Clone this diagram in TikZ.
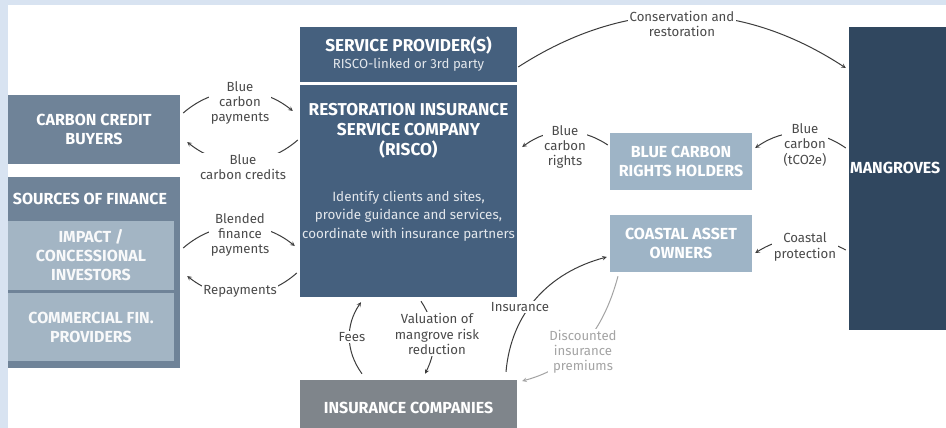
\documentclass[tikz,border=0pt]{standalone}
\usepackage{fontspec}
\setmainfont{Fira Sans}
\usetikzlibrary{arrows}

\definecolor{fondo}{HTML}{D8E3F1}
\definecolor{grisazul}{HTML}{6F8398}
\definecolor{claro}{HTML}{A3B5C4}
\definecolor{azul}{HTML}{45607E}
\definecolor{celeste}{HTML}{9EB4C6}
\definecolor{oscuro}{HTML}{30475F}
\definecolor{gris}{HTML}{7F858B}
\definecolor{texto}{HTML}{4A4A4A}
\definecolor{flecha}{HTML}{3C3C3C}
\definecolor{tenue}{HTML}{A4A4A4}

\tikzset{
  caja/.style={inner sep=0pt, align=center, text=white,
    font=\fontsize{16}{19}\selectfont\bfseries},
  titulo/.style={caja, font=\fontsize{17.2}{20}\selectfont\bfseries},
  etiqueta/.style={fill=white, inner sep=1.5pt, align=center, text=texto,
    font=\fontsize{13.2}{15.2}\selectfont},
  flujo/.style={->, draw=flecha, line width=1pt},
}

\begin{document}
\begin{tikzpicture}[x=1pt,y=1pt,>=stealth]

    % Fondo
    \fill[fondo] (0,0) rectangle (946,-428);
    \useasboundingbox (0,0) rectangle (946,-428);
    \clip (0,0) rectangle (946,-428);
    \fill[white] (8,-5) rectangle (950,-432);

    % Cajas de la izquierda
    \node[caja, fill=grisazul, minimum width=172pt, minimum height=69pt] (ccb) at (94,-129.5) {CARBON CREDIT\\BUYERS};
    \node[caja, fill=grisazul, minimum width=172pt, minimum height=191pt] (sof) at (94,-272.5) {};
    \node[caja] (sofhead) at (90,-199) {SOURCES OF FINANCE};
    \node[caja, fill=claro, minimum width=166pt, minimum height=69pt, text=white!92!claro] (imp) at (91,-255.5) {IMPACT /\\CONCESSIONAL\\INVESTORS};
    \node[caja, fill=claro, minimum width=166pt, minimum height=68pt, text=white!92!claro] (com) at (91,-327) {COMMERCIAL FIN.\\PROVIDERS};

    % Cajas del centro
    \node[titulo, fill=azul, minimum width=217pt, minimum height=55pt] (sp) at (408.5,-54.5) {SERVICE PROVIDER(S)\\[-3pt]{\mdseries\fontsize{13.2}{15}\selectfont\color{white!85!azul} RISCO-linked or 3rd party}};
    \node[caja, fill=azul, minimum width=217pt, minimum height=212pt] (risco) at (408.5,-191) {};
    \node[titulo] (riscohead) at (408.5,-131) {RESTORATION INSURANCE\\SERVICE COMPANY\\(RISCO)};
    \node[caja, font=\fontsize{13.4}{18.5}\selectfont, text=white!85!azul] (riscobody) at (408.5,-216) {Identify clients and sites,\\provide guidance and services,\\coordinate with insurance partners};
    \node[caja, fill=gris, minimum width=217pt, minimum height=56pt] (ins) at (408.5,-408) {INSURANCE COMPANIES};

    % Cajas de la derecha
    \node[caja, fill=celeste, minimum width=142pt, minimum height=57pt] (bcrh) at (681,-161.5) {BLUE CARBON\\RIGHTS HOLDERS};
    \node[caja, fill=celeste, minimum width=142pt, minimum height=57pt] (coa) at (681,-243.5) {COASTAL ASSET\\OWNERS};
    \node[caja, fill=oscuro, minimum width=131pt, minimum height=303pt] (mang) at (914.5,-178.5) {};
    \node[caja, anchor=west] (mangtxt) at (850,-168) {MANGROVES};

    % Flujos
    \draw[flujo] ([shift={(3,16.5)}]ccb.east) to[bend left=40] ([shift={(-7,80)}]risco.west);
    \draw[flujo] ([shift={(-2,51)}]risco.west) to[bend left=40] ([shift={(7,-12.5)}]ccb.east);
    \draw[flujo] ([shift={(3,24.5)}]sof.east) to[bend left=40] ([shift={(-5,-55)}]risco.west);
    \draw[flujo] ([shift={(-3,-82)}]risco.west) to[bend left=40] ([shift={(7,-3.5)}]sof.east);
    \draw[flujo] ([shift={(1,-12.5)}]sp.east) to[bend left=33] ([shift={(-3,110.5)}]mang.west);
    \draw[flujo] ([shift={(-2,16.5)}]bcrh.west) to[bend right=35] ([shift={(5,44)}]risco.east);
    \draw[flujo] ([shift={(-3,30.5)}]mang.west) to[bend right=35] ([shift={(3,13.5)}]bcrh.east);
    \draw[flujo] ([shift={(-3,-71.5)}]mang.west) to[bend right=30] ([shift={(3,-9.5)}]coa.east);
    \draw[flujo] ([shift={(12.5,-4)}]risco.south) to[bend left=30] ([shift={(16.5,6)}]ins.north);
    \draw[flujo] ([shift={(-46.5,6)}]ins.north) to[bend left=35] ([shift={(-47.5,-5)}]risco.south);
    \draw[flujo] ([shift={(97.5,8)}]ins.north) to[out=85,in=195] ([shift={(-3,-13.5)}]coa.west);
    \draw[flujo, draw=tenue] ([shift={(-63,-4)}]coa.south) to[out=-105,in=15] ([shift={(5,27)}]ins.east);

    % Etiquetas de los flujos
    \node[etiqueta] (lpay) at (240,-103) {Blue\\carbon\\payments};
    \node[etiqueta] (lcred) at (243,-167) {Blue\\carbon credits};
    \node[etiqueta] (lblend) at (240,-235) {Blended\\finance\\payments};
    \node[etiqueta] (lrepay) at (240,-291) {Repayments};
    \node[etiqueta] (lcons) at (682,-24) {Conservation and\\restoration};
    \node[etiqueta] (lrights) at (565,-147) {Blue\\carbon\\rights};
    \node[etiqueta] (ltco) at (805,-145) {Blue\\carbon\\(tCO2e)};
    \node[etiqueta] (lcoast) at (805,-247) {Coastal\\protection};
    \node[etiqueta] (lval) at (437,-334) {Valuation of\\mangrove risk\\reduction};
    \node[etiqueta] (lfees) at (352,-337) {Fees};
    \node[etiqueta] (linsur) at (520,-307) {Insurance};
    \node[etiqueta, text=tenue] (ldisc) at (583,-352) {Discounted\\insurance\\premiums};

\end{tikzpicture}
\end{document}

→ **Prompt**
Exclude the pictures. Write out the remaining data exactly.

→ **Complete answer**
Clone this diagram in TikZ.
\documentclass[tikz,border=0pt]{standalone}
\usepackage{fontspec}
\setmainfont{Fira Sans}
\usetikzlibrary{arrows}

\definecolor{fondo}{HTML}{D8E3F1}
\definecolor{grisazul}{HTML}{6F8398}
\definecolor{claro}{HTML}{A3B5C4}
\definecolor{azul}{HTML}{45607E}
\definecolor{celeste}{HTML}{9EB4C6}
\definecolor{oscuro}{HTML}{30475F}
\definecolor{gris}{HTML}{7F858B}
\definecolor{texto}{HTML}{4A4A4A}
\definecolor{flecha}{HTML}{3C3C3C}
\definecolor{tenue}{HTML}{A4A4A4}

\tikzset{
  caja/.style={inner sep=0pt, align=center, text=white,
    font=\fontsize{16}{19}\selectfont\bfseries},
  titulo/.style={caja, font=\fontsize{17.2}{20}\selectfont\bfseries},
  etiqueta/.style={fill=white, inner sep=1.5pt, align=center, text=texto,
    font=\fontsize{13.2}{15.2}\selectfont},
  flujo/.style={->, draw=flecha, line width=1pt},
}

\begin{document}
\begin{tikzpicture}[x=1pt,y=1pt,>=stealth]

    % Fondo
    \fill[fondo] (0,0) rectangle (946,-428);
    \useasboundingbox (0,0) rectangle (946,-428);
    \clip (0,0) rectangle (946,-428);
    \fill[white] (8,-5) rectangle (950,-432);

    % Cajas de la izquierda
    \node[caja, fill=grisazul, minimum width=172pt, minimum height=69pt] (ccb) at (94,-129.5) {CARBON CREDIT\\BUYERS};
    \node[caja, fill=grisazul, minimum width=172pt, minimum height=191pt] (sof) at (94,-272.5) {};
    \node[caja] (sofhead) at (90,-199) {SOURCES OF FINANCE};
    \node[caja, fill=claro, minimum width=166pt, minimum height=69pt, text=white!92!claro] (imp) at (91,-255.5) {IMPACT /\\CONCESSIONAL\\INVESTORS};
    \node[caja, fill=claro, minimum width=166pt, minimum height=68pt, text=white!92!claro] (com) at (91,-327) {COMMERCIAL FIN.\\PROVIDERS};

    % Cajas del centro
    \node[titulo, fill=azul, minimum width=217pt, minimum height=55pt] (sp) at (408.5,-54.5) {SERVICE PROVIDER(S)\\[-3pt]{\mdseries\fontsize{13.2}{15}\selectfont\color{white!85!azul} RISCO-linked or 3rd party}};
    \node[caja, fill=azul, minimum width=217pt, minimum height=212pt] (risco) at (408.5,-191) {};
    \node[titulo] (riscohead) at (408.5,-131) {RESTORATION INSURANCE\\SERVICE COMPANY\\(RISCO)};
    \node[caja, font=\fontsize{13.4}{18.5}\selectfont, text=white!85!azul] (riscobody) at (408.5,-216) {Identify clients and sites,\\provide guidance and services,\\coordinate with insurance partners};
    \node[caja, fill=gris, minimum width=217pt, minimum height=56pt] (ins) at (408.5,-408) {INSURANCE COMPANIES};

    % Cajas de la derecha
    \node[caja, fill=celeste, minimum width=142pt, minimum height=57pt] (bcrh) at (681,-161.5) {BLUE CARBON\\RIGHTS HOLDERS};
    \node[caja, fill=celeste, minimum width=142pt, minimum height=57pt] (coa) at (681,-243.5) {COASTAL ASSET\\OWNERS};
    \node[caja, fill=oscuro, minimum width=131pt, minimum height=303pt] (mang) at (914.5,-178.5) {};
    \node[caja, anchor=west] (mangtxt) at (850,-168) {MANGROVES};

    % Flujos
    \draw[flujo] ([shift={(3,16.5)}]ccb.east) to[bend left=40] ([shift={(-7,80)}]risco.west);
    \draw[flujo] ([shift={(-2,51)}]risco.west) to[bend left=40] ([shift={(7,-12.5)}]ccb.east);
    \draw[flujo] ([shift={(3,24.5)}]sof.east) to[bend left=40] ([shift={(-5,-55)}]risco.west);
    \draw[flujo] ([shift={(-3,-82)}]risco.west) to[bend left=40] ([shift={(7,-3.5)}]sof.east);
    \draw[flujo] ([shift={(1,-12.5)}]sp.east) to[bend left=33] ([shift={(-3,110.5)}]mang.west);
    \draw[flujo] ([shift={(-2,16.5)}]bcrh.west) to[bend right=35] ([shift={(5,44)}]risco.east);
    \draw[flujo] ([shift={(-3,30.5)}]mang.west) to[bend right=35] ([shift={(3,13.5)}]bcrh.east);
    \draw[flujo] ([shift={(-3,-71.5)}]mang.west) to[bend right=30] ([shift={(3,-9.5)}]coa.east);
    \draw[flujo] ([shift={(12.5,-4)}]risco.south) to[bend left=30] ([shift={(16.5,6)}]ins.north);
    \draw[flujo] ([shift={(-46.5,6)}]ins.north) to[bend left=35] ([shift={(-47.5,-5)}]risco.south);
    \draw[flujo] ([shift={(97.5,8)}]ins.north) to[out=85,in=195] ([shift={(-3,-13.5)}]coa.west);
    \draw[flujo, draw=tenue] ([shift={(-63,-4)}]coa.south) to[out=-105,in=15] ([shift={(5,27)}]ins.east);

    % Etiquetas de los flujos
    \node[etiqueta] (lpay) at (240,-103) {Blue\\carbon\\payments};
    \node[etiqueta] (lcred) at (243,-167) {Blue\\carbon credits};
    \node[etiqueta] (lblend) at (240,-235) {Blended\\finance\\payments};
    \node[etiqueta] (lrepay) at (240,-291) {Repayments};
    \node[etiqueta] (lcons) at (682,-24) {Conservation and\\restoration};
    \node[etiqueta] (lrights) at (565,-147) {Blue\\carbon\\rights};
    \node[etiqueta] (ltco) at (805,-145) {Blue\\carbon\\(tCO2e)};
    \node[etiqueta] (lcoast) at (805,-247) {Coastal\\protection};
    \node[etiqueta] (lval) at (437,-334) {Valuation of\\mangrove risk\\reduction};
    \node[etiqueta] (lfees) at (352,-337) {Fees};
    \node[etiqueta] (linsur) at (520,-307) {Insurance};
    \node[etiqueta, text=tenue] (ldisc) at (583,-352) {Discounted\\insurance\\premiums};

\end{tikzpicture}
\end{document}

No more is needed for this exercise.